ORB exceptions
The exceptions that can be thrown are split into user and system categories.
If your problem is related to the ORB, unless your application is doing nothing or giving you the wrong result, your log file or terminal is probably full of exceptions that include the words CORBA and rmi many times. All unusual behavior that occurs in a good application is highlighted by an exception. This principle also applies for the ORB with its CORBA exceptions. Similarly to Java™, CORBA divides its exceptions into user exceptions and system exceptions.
User exceptions
User exceptions are IDL defined and inherit from org.omg.CORBA.UserException. These exceptions are mapped to checked exceptions in Java; that is, if a remote method raises one of them, the application that called that method must catch the exception. User exceptions are usually not unrecoverable exceptions and should always be handled by the application. Therefore, if you get one of these user exceptions, you know where the problem is, because the application developer had to make allowance for such an exception to occur. In most of these cases, the ORB is not the source of the problem.
System exceptions
System exceptions are thrown transparently to the application and represent an unusual condition in which the ORB cannot recover gracefully, such as when a connection is dropped. The CORBA 2.6 specification defines 31 system exceptions and their mapping to Java. They all belong to the org.omg.CORBA package. The CORBA specification defines the meaning of these exceptions and describes the conditions in which they are thrown.

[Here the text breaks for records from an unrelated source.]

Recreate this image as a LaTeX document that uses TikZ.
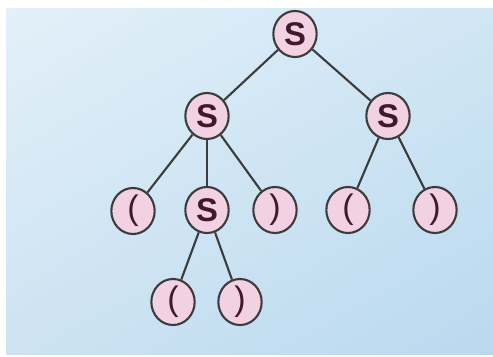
\documentclass[tikz,border=0pt]{standalone}
\usepackage{fontspec}
\setsansfont{Liberation Sans}
\usetikzlibrary{positioning,shapes.geometric,shadings}
\definecolor{bgA}{HTML}{E3F0F9}
\definecolor{bgB}{HTML}{D0E6F4}
\definecolor{bgC}{HTML}{CDE3F2}
\definecolor{bgD}{HTML}{BAD9EF}
\definecolor{nodefill}{HTML}{F2D2E2}
\definecolor{nodeline}{HTML}{3C3C3C}
\definecolor{symcol}{HTML}{42182F}

\begin{document}
\begin{tikzpicture}[
  x=0.03cm, y=-0.03cm,
  vert/.style={ellipse, draw=nodeline, line width=1.8pt, fill=nodefill, text=symcol, inner sep=0pt, minimum width=1.3cm, minimum height=1.38cm},
  nt/.style={vert, font=\sffamily\bfseries\fontsize{28}{28}\selectfont},
  tm/.style={vert, font=\sffamily\fontsize{29}{29}\selectfont},
  edge/.style={draw=nodeline, line width=1.8pt}
]
\useasboundingbox (0,0) rectangle (493,356);
\fill[white] (0,0) rectangle (493,356);
\shade[upper left=bgA, upper right=bgB, lower left=bgC, lower right=bgD] (6,8) rectangle (493,354);

% parse tree for ( ( ) ) ( )
\node[nt] (root) at (295,34) {S};
\node[nt] (sL) at (207,116) {S};
\node[nt] (sR) at (388,116) {S};
\node[tm] (lp1) at (133,211) {(};
\node[nt] (sM) at (207,210) {S};
\node[tm] (rp1) at (275,210) {)};
\node[tm] (lp2) at (348,210) {(};
\node[tm] (rp2) at (435,210) {)};
\node[tm] (lp3) at (173,302) {(};
\node[tm] (rp3) at (240,302) {)};

\draw[edge] (root) -- (sL);
\draw[edge] (root) -- (sR);
\draw[edge] (sL) -- (lp1);
\draw[edge] (sL) -- (sM);
\draw[edge] (sL) -- (rp1);
\draw[edge] (sR) -- (lp2);
\draw[edge] (sR) -- (rp2);
\draw[edge] (sM) -- (lp3);
\draw[edge] (sM) -- (rp3);
\end{tikzpicture}
\end{document}
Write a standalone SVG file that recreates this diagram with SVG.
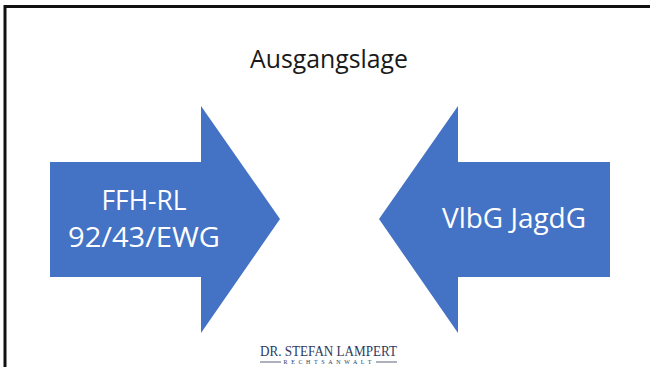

- BAD_OPERATION: This exception is thrown when an object reference denotes an existing object, but the object does not support the operation that was called.
- BAD_PARAM: This exception is thrown when a parameter that is passed to a call is out of range or otherwise considered not valid. An ORB might raise this exception if null values or null pointers are passed to an operation.
- COMM_FAILURE: This exception is raised if communication is lost while an operation is in progress, after the request was sent by the client, but before the reply from the server has been returned to the client.
- DATA_CONVERSION: This exception is raised if an ORB cannot convert the marshaled representation of data into its native representation, or cannot convert the native representation of data into its marshaled representation. For example, this exception can be raised if wide character codeset conversion fails, or if an ORB cannot convert floating point values between different representations.
- MARSHAL: This exception indicates that the request or reply from the network is structurally not valid. This error typically indicates a bug in either the client-side or server-side run time. For example, if a reply from the server indicates that the message contains 1000 bytes, but the actual message is shorter or longer than 1000 bytes, the ORB raises this exception.
- NO_IMPLEMENT: This exception indicates that although the operation that was called exists (it has an IDL definition), no implementation exists for that operation.
- UNKNOWN: This exception is raised if an implementation throws a non-CORBA exception, such as an exception that is specific to the implementation's programming language. It is also raised if the server returns a system exception that is unknown to the client. If the server uses a later version of CORBA than the version that the client is using, and new system exceptions have been added to the later version this exception can happen.